RECORDED DATA

-*-*-

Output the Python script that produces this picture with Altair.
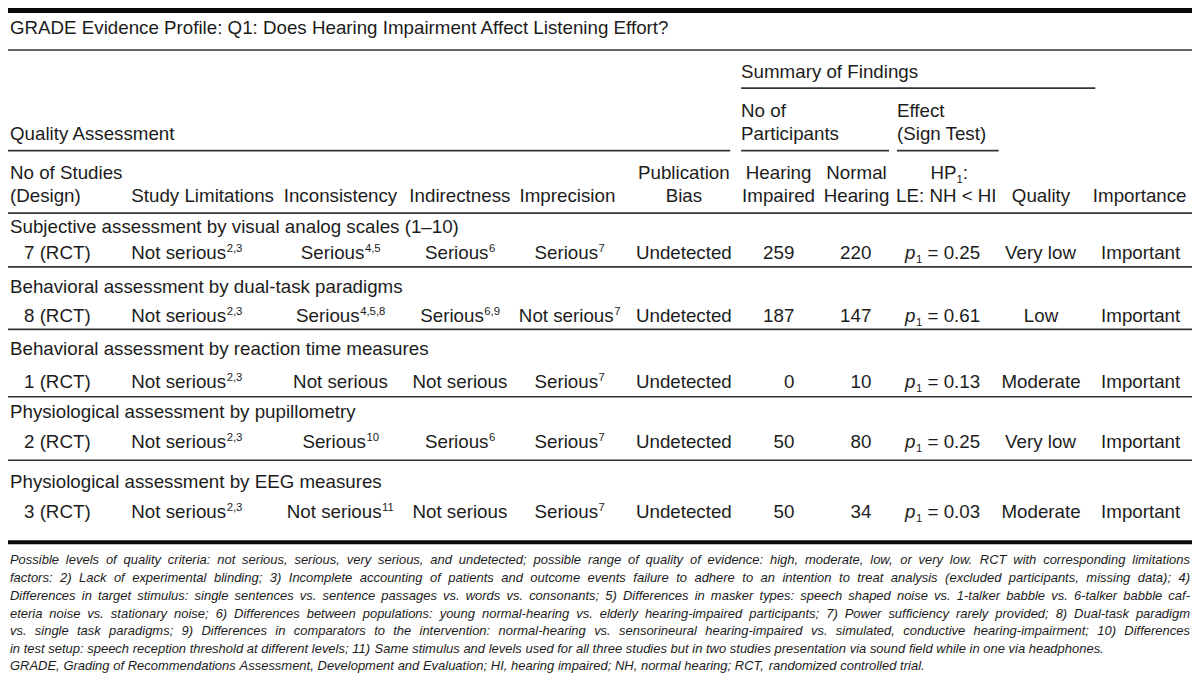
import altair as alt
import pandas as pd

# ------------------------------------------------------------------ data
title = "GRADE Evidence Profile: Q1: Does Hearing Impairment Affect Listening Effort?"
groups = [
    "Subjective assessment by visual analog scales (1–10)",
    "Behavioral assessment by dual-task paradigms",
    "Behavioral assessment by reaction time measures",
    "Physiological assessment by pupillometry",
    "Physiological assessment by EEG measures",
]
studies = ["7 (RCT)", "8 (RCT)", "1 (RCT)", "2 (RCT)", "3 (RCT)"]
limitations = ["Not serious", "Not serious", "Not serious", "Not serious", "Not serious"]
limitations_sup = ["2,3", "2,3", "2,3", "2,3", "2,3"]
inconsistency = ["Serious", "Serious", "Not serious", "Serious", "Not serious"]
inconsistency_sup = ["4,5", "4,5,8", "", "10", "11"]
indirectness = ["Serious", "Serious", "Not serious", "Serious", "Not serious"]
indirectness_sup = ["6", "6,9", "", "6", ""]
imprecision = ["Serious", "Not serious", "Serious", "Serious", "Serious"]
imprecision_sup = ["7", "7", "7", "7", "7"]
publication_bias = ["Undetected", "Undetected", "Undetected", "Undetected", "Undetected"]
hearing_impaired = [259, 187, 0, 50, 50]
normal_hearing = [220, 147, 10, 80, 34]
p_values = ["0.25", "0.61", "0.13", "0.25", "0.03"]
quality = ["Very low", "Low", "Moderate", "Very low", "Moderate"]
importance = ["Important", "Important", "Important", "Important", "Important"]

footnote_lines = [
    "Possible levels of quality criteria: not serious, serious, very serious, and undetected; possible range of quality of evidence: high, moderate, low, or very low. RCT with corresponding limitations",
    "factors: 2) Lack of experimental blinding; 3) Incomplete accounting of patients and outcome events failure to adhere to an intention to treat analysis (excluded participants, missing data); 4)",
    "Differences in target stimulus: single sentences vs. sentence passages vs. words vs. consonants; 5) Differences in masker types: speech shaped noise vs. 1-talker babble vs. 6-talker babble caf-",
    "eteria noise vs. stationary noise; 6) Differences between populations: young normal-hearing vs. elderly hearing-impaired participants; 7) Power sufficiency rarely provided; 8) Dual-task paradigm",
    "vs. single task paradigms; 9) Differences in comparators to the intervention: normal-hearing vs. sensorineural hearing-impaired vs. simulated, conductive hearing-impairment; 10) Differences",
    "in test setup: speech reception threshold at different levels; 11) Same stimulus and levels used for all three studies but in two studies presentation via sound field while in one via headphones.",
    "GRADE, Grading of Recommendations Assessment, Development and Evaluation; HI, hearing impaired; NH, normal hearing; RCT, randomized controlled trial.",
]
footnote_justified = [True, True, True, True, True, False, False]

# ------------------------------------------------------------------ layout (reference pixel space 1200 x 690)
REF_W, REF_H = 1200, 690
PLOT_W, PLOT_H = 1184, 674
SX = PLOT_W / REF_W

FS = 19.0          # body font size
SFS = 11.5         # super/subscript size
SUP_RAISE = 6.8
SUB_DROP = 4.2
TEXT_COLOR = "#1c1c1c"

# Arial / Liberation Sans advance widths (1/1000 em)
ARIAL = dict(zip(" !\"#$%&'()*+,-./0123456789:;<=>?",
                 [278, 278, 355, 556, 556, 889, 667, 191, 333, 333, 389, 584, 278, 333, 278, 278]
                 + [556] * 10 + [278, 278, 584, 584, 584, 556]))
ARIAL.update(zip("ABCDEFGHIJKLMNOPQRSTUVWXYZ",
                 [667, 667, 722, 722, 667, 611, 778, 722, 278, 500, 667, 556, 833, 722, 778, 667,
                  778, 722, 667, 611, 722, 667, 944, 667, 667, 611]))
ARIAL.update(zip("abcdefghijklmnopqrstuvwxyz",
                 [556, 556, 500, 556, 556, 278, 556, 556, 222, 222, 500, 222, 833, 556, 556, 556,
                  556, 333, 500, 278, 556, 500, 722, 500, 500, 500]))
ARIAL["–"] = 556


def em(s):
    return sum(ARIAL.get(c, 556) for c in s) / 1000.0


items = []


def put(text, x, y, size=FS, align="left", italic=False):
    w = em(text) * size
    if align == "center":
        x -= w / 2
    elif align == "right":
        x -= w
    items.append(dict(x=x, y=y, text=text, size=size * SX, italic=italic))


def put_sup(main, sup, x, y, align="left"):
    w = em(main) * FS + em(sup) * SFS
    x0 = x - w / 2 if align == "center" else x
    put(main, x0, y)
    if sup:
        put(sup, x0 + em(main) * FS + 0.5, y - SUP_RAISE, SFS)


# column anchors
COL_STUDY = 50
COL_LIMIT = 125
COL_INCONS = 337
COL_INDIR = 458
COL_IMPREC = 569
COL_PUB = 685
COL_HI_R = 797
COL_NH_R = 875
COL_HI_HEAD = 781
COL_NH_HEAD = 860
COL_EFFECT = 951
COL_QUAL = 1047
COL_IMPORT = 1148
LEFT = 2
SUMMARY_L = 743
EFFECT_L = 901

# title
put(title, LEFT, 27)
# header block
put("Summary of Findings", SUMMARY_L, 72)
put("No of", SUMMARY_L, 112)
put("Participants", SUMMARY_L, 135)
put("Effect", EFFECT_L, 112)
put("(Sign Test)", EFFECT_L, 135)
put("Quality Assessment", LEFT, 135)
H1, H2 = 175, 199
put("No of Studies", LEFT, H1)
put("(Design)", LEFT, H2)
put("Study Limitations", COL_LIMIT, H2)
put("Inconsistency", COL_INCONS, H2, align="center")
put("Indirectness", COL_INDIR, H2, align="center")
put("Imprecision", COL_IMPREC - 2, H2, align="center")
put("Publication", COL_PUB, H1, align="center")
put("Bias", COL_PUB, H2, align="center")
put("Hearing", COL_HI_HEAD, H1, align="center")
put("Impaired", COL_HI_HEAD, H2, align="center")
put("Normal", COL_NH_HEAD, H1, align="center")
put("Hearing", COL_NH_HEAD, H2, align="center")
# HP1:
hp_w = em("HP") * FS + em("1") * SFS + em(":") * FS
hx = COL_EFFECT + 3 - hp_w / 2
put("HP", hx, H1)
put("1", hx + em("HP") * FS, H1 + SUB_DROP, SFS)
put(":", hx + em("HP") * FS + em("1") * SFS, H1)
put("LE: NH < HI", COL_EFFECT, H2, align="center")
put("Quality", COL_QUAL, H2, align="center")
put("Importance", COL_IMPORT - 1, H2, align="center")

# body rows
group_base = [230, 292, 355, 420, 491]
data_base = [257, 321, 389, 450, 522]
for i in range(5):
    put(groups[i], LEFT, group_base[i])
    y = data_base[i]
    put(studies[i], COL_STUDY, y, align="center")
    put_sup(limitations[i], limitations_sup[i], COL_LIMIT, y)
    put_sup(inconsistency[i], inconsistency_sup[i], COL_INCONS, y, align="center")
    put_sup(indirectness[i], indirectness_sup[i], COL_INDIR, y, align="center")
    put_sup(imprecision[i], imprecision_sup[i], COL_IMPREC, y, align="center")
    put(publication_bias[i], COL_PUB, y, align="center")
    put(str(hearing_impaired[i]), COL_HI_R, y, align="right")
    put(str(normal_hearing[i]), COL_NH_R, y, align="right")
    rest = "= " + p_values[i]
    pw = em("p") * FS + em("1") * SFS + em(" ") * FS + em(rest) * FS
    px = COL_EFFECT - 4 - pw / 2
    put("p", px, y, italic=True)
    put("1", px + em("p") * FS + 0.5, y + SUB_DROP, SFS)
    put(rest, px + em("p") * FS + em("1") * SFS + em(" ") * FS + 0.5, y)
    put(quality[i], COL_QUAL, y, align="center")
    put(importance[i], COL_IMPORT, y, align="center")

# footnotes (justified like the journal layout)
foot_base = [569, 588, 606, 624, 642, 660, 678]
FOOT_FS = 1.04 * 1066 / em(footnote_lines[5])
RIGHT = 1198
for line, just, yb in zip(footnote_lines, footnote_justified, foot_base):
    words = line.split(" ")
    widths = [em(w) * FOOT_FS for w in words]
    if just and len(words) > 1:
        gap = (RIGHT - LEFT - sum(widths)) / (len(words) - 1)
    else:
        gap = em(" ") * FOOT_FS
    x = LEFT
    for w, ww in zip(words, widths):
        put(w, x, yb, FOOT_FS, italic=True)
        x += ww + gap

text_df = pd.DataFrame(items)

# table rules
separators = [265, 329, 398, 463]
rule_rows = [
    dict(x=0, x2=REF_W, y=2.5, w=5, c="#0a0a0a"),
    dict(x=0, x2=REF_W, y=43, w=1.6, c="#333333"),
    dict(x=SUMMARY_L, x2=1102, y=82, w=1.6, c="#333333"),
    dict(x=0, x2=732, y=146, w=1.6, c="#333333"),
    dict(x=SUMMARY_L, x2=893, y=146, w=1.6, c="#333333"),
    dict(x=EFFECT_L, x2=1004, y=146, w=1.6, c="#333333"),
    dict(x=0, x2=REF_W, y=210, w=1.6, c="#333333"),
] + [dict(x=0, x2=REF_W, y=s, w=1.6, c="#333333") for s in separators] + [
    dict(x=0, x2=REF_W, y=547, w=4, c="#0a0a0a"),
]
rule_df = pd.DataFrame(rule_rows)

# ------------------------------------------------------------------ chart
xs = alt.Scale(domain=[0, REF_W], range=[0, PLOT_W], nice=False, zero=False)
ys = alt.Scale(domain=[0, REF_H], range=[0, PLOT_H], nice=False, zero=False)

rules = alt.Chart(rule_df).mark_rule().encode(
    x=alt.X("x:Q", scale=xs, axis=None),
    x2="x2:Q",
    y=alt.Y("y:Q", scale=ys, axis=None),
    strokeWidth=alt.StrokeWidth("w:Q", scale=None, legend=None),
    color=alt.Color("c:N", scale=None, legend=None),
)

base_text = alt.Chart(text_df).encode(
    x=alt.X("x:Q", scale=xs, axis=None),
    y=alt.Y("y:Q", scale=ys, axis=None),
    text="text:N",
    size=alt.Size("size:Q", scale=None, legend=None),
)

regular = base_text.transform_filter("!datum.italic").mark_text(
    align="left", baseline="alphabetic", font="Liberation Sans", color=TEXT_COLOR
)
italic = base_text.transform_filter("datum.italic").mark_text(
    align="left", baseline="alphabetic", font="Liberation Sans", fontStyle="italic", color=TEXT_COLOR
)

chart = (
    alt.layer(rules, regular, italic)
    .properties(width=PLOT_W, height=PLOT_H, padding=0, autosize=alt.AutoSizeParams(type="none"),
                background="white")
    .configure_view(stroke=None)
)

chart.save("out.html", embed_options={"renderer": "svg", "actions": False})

-*-*-

WRITTEN TASK
Omitting all pictures, restate exactly the lines of the material from its start through the line that contains "import pandas as pd".

IN RESPONSE
Output the Python script that produces this picture with Altair.
import altair as alt
import pandas as pd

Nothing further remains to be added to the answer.